Reproduce the material in full, exactly as written.

'''

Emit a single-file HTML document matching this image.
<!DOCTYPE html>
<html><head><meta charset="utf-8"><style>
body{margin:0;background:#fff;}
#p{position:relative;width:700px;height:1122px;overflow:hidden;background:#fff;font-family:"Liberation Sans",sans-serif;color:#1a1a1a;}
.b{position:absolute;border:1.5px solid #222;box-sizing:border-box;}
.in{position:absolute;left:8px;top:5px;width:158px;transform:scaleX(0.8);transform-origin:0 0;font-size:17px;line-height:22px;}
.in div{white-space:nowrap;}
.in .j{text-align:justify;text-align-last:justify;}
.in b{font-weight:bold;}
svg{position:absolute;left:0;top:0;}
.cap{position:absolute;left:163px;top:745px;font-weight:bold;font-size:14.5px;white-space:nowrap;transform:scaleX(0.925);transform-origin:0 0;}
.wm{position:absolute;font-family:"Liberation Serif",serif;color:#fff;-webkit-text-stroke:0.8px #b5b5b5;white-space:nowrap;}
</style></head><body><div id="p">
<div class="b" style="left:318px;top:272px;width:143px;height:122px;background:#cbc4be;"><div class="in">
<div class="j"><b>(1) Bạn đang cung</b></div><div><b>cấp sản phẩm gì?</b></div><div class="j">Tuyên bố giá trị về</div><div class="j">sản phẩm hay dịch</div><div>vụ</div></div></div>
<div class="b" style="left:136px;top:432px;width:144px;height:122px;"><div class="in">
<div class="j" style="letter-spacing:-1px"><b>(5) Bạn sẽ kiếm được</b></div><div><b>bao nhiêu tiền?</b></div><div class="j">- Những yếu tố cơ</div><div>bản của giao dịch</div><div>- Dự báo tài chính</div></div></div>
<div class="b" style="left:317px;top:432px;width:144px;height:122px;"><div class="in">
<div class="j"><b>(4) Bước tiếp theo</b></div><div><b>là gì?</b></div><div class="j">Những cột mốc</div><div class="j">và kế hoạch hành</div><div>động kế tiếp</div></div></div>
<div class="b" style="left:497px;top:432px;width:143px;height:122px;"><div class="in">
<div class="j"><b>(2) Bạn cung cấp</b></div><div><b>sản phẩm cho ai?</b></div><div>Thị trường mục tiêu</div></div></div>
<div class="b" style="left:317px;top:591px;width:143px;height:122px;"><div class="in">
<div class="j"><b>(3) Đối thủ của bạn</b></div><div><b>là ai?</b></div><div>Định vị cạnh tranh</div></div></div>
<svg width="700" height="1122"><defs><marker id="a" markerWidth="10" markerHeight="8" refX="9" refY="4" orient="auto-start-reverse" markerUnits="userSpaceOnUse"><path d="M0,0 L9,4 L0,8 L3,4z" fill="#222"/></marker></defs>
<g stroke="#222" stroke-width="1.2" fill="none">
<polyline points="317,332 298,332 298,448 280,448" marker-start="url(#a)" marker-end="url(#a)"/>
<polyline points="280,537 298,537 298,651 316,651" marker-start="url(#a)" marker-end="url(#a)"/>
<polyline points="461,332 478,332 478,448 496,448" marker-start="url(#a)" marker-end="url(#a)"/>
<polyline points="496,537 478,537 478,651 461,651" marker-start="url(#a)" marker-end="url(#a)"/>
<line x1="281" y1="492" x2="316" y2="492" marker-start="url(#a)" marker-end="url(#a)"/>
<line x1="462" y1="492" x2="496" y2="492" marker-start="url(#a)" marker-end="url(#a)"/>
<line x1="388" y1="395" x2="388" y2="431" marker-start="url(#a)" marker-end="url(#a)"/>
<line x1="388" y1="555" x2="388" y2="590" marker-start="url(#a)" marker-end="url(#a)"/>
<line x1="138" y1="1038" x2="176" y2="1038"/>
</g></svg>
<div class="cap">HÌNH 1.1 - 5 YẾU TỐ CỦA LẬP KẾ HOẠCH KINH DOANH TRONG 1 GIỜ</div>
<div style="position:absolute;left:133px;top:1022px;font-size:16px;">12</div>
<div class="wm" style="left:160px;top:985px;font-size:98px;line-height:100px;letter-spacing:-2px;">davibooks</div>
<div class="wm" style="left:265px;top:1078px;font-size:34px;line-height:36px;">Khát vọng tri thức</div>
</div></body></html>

'''

OUTPUT OF THE EXERCISE:
Emit a single-file HTML document matching this image.
<!DOCTYPE html>
<html><head><meta charset="utf-8"><style>
body{margin:0;background:#fff;}
#p{position:relative;width:700px;height:1122px;overflow:hidden;background:#fff;font-family:"Liberation Sans",sans-serif;color:#1a1a1a;}
.b{position:absolute;border:1.5px solid #222;box-sizing:border-box;}
.in{position:absolute;left:8px;top:5px;width:158px;transform:scaleX(0.8);transform-origin:0 0;font-size:17px;line-height:22px;}
.in div{white-space:nowrap;}
.in .j{text-align:justify;text-align-last:justify;}
.in b{font-weight:bold;}
svg{position:absolute;left:0;top:0;}
.cap{position:absolute;left:163px;top:745px;font-weight:bold;font-size:14.5px;white-space:nowrap;transform:scaleX(0.925);transform-origin:0 0;}
.wm{position:absolute;font-family:"Liberation Serif",serif;color:#fff;-webkit-text-stroke:0.8px #b5b5b5;white-space:nowrap;}
</style></head><body><div id="p">
<div class="b" style="left:318px;top:272px;width:143px;height:122px;background:#cbc4be;"><div class="in">
<div class="j"><b>(1) Bạn đang cung</b></div><div><b>cấp sản phẩm gì?</b></div><div class="j">Tuyên bố giá trị về</div><div class="j">sản phẩm hay dịch</div><div>vụ</div></div></div>
<div class="b" style="left:136px;top:432px;width:144px;height:122px;"><div class="in">
<div class="j" style="letter-spacing:-1px"><b>(5) Bạn sẽ kiếm được</b></div><div><b>bao nhiêu tiền?</b></div><div class="j">- Những yếu tố cơ</div><div>bản của giao dịch</div><div>- Dự báo tài chính</div></div></div>
<div class="b" style="left:317px;top:432px;width:144px;height:122px;"><div class="in">
<div class="j"><b>(4) Bước tiếp theo</b></div><div><b>là gì?</b></div><div class="j">Những cột mốc</div><div class="j">và kế hoạch hành</div><div>động kế tiếp</div></div></div>
<div class="b" style="left:497px;top:432px;width:143px;height:122px;"><div class="in">
<div class="j"><b>(2) Bạn cung cấp</b></div><div><b>sản phẩm cho ai?</b></div><div>Thị trường mục tiêu</div></div></div>
<div class="b" style="left:317px;top:591px;width:143px;height:122px;"><div class="in">
<div class="j"><b>(3) Đối thủ của bạn</b></div><div><b>là ai?</b></div><div>Định vị cạnh tranh</div></div></div>
<svg width="700" height="1122"><defs><marker id="a" markerWidth="10" markerHeight="8" refX="9" refY="4" orient="auto-start-reverse" markerUnits="userSpaceOnUse"><path d="M0,0 L9,4 L0,8 L3,4z" fill="#222"/></marker></defs>
<g stroke="#222" stroke-width="1.2" fill="none">
<polyline points="317,332 298,332 298,448 280,448" marker-start="url(#a)" marker-end="url(#a)"/>
<polyline points="280,537 298,537 298,651 316,651" marker-start="url(#a)" marker-end="url(#a)"/>
<polyline points="461,332 478,332 478,448 496,448" marker-start="url(#a)" marker-end="url(#a)"/>
<polyline points="496,537 478,537 478,651 461,651" marker-start="url(#a)" marker-end="url(#a)"/>
<line x1="281" y1="492" x2="316" y2="492" marker-start="url(#a)" marker-end="url(#a)"/>
<line x1="462" y1="492" x2="496" y2="492" marker-start="url(#a)" marker-end="url(#a)"/>
<line x1="388" y1="395" x2="388" y2="431" marker-start="url(#a)" marker-end="url(#a)"/>
<line x1="388" y1="555" x2="388" y2="590" marker-start="url(#a)" marker-end="url(#a)"/>
<line x1="138" y1="1038" x2="176" y2="1038"/>
</g></svg>
<div class="cap">HÌNH 1.1 - 5 YẾU TỐ CỦA LẬP KẾ HOẠCH KINH DOANH TRONG 1 GIỜ</div>
<div style="position:absolute;left:133px;top:1022px;font-size:16px;">12</div>
<div class="wm" style="left:160px;top:985px;font-size:98px;line-height:100px;letter-spacing:-2px;">davibooks</div>
<div class="wm" style="left:265px;top:1078px;font-size:34px;line-height:36px;">Khát vọng tri thức</div>
</div></body></html>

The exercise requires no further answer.